#### PROBLEM DESCRIPTION
Begin at the first line of the data and copy each line through the one containing "const jknDepthKLX12A = [397, 488, 504, 547, 577];", that line included, with no pictures.

#### GIVEN DATA
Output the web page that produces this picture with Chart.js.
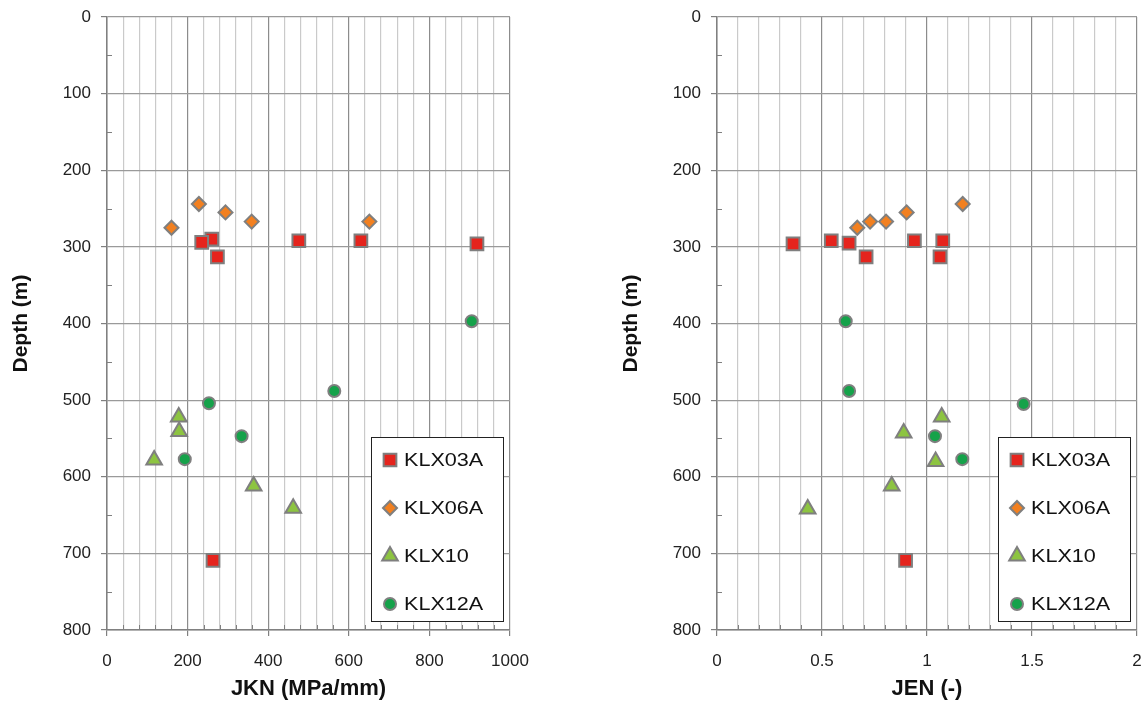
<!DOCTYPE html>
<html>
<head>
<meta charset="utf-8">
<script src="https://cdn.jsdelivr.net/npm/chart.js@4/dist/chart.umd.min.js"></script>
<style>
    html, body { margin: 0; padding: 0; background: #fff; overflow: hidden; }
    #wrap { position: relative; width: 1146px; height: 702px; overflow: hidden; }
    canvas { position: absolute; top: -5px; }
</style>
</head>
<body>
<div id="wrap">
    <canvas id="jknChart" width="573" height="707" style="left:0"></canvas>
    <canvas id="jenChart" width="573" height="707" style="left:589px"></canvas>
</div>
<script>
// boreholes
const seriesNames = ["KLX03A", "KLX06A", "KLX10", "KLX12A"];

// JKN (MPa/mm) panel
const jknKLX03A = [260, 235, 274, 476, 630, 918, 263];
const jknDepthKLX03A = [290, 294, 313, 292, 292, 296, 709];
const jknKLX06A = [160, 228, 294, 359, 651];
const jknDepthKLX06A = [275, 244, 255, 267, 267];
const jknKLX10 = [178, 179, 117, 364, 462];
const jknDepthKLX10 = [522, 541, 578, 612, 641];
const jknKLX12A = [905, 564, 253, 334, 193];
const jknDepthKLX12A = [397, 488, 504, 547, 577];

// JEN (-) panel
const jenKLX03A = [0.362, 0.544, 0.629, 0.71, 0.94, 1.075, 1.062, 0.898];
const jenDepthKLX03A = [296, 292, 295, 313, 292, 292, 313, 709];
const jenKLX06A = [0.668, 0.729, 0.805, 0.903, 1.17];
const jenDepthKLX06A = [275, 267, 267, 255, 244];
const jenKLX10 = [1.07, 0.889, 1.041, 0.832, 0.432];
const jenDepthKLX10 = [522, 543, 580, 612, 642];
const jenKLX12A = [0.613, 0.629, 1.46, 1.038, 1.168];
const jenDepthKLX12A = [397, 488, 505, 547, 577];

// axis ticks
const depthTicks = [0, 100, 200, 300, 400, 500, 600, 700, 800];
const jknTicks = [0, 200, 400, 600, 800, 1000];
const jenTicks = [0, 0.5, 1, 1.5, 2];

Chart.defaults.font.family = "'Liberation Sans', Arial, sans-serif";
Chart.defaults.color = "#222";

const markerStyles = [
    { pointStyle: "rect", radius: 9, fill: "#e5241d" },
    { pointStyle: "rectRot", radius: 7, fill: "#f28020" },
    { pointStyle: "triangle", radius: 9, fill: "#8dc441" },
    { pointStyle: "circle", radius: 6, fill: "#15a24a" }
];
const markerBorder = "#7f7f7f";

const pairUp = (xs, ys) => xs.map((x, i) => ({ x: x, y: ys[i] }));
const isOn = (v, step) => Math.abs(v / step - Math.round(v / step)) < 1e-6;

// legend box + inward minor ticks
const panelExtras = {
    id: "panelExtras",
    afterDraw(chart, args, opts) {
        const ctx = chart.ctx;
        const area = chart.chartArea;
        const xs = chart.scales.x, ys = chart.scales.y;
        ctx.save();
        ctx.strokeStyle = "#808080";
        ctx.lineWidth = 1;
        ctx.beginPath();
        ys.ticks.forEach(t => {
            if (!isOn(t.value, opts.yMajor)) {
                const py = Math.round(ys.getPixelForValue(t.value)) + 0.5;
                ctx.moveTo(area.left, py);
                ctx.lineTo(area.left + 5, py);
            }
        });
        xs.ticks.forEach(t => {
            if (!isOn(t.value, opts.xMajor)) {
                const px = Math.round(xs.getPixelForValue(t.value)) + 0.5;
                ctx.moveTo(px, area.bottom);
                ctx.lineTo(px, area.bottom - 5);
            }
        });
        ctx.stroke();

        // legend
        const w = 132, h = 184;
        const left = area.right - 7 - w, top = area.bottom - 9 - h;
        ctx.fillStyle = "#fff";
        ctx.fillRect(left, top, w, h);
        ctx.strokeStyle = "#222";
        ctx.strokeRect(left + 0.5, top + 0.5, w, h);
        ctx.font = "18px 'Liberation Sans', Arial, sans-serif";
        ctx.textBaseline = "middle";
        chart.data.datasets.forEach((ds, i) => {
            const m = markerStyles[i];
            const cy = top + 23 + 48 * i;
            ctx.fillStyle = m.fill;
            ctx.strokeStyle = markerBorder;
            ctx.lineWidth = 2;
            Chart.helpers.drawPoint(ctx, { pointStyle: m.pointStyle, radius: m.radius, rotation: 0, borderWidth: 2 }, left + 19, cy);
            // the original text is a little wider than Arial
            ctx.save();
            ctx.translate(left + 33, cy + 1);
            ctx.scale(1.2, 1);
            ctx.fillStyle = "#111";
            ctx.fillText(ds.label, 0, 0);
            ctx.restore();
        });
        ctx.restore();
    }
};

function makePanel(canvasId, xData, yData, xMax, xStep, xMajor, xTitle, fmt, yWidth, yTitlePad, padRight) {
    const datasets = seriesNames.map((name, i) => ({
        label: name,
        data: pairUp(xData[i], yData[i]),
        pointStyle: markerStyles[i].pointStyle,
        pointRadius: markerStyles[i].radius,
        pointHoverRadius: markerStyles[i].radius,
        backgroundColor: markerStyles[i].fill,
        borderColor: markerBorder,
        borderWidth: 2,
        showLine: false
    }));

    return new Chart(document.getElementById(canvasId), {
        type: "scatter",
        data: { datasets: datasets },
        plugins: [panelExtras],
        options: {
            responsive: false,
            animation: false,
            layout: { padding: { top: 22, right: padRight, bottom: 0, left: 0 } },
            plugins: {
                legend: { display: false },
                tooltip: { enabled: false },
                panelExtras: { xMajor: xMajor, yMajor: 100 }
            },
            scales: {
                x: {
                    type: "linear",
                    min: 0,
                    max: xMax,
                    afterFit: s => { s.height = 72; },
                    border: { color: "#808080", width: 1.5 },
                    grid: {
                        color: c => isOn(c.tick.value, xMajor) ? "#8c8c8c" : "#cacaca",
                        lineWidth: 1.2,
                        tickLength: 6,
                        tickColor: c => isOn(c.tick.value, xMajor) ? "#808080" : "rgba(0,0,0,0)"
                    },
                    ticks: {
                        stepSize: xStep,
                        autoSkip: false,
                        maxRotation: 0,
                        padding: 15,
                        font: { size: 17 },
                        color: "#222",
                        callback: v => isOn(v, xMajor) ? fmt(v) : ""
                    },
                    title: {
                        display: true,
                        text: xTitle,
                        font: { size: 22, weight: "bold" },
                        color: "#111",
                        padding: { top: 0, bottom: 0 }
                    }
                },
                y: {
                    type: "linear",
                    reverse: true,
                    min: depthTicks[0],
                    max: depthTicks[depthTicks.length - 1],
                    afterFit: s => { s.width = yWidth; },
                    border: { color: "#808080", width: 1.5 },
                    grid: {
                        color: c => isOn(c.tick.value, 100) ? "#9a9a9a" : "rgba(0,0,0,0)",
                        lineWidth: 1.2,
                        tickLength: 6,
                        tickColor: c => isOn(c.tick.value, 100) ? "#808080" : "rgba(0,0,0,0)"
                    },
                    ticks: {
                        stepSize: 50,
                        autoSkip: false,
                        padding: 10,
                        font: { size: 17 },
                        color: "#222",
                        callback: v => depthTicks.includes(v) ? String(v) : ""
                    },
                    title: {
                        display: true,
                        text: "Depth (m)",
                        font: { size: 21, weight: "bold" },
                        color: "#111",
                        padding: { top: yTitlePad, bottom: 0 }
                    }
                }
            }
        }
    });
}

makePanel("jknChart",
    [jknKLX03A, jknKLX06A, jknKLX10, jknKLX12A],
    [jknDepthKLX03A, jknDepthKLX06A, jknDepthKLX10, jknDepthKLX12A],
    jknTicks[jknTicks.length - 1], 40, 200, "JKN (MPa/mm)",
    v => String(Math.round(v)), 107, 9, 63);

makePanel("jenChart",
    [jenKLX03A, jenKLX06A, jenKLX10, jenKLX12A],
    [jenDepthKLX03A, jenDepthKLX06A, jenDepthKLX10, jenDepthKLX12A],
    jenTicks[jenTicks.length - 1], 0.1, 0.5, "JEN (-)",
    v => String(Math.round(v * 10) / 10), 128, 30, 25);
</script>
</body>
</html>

#### OUTPUT
Output the web page that produces this picture with Chart.js.
<!DOCTYPE html>
<html>
<head>
<meta charset="utf-8">
<script src="https://cdn.jsdelivr.net/npm/chart.js@4/dist/chart.umd.min.js"></script>
<style>
    html, body { margin: 0; padding: 0; background: #fff; overflow: hidden; }
    #wrap { position: relative; width: 1146px; height: 702px; overflow: hidden; }
    canvas { position: absolute; top: -5px; }
</style>
</head>
<body>
<div id="wrap">
    <canvas id="jknChart" width="573" height="707" style="left:0"></canvas>
    <canvas id="jenChart" width="573" height="707" style="left:589px"></canvas>
</div>
<script>
// boreholes
const seriesNames = ["KLX03A", "KLX06A", "KLX10", "KLX12A"];

// JKN (MPa/mm) panel
const jknKLX03A = [260, 235, 274, 476, 630, 918, 263];
const jknDepthKLX03A = [290, 294, 313, 292, 292, 296, 709];
const jknKLX06A = [160, 228, 294, 359, 651];
const jknDepthKLX06A = [275, 244, 255, 267, 267];
const jknKLX10 = [178, 179, 117, 364, 462];
const jknDepthKLX10 = [522, 541, 578, 612, 641];
const jknKLX12A = [905, 564, 253, 334, 193];
const jknDepthKLX12A = [397, 488, 504, 547, 577];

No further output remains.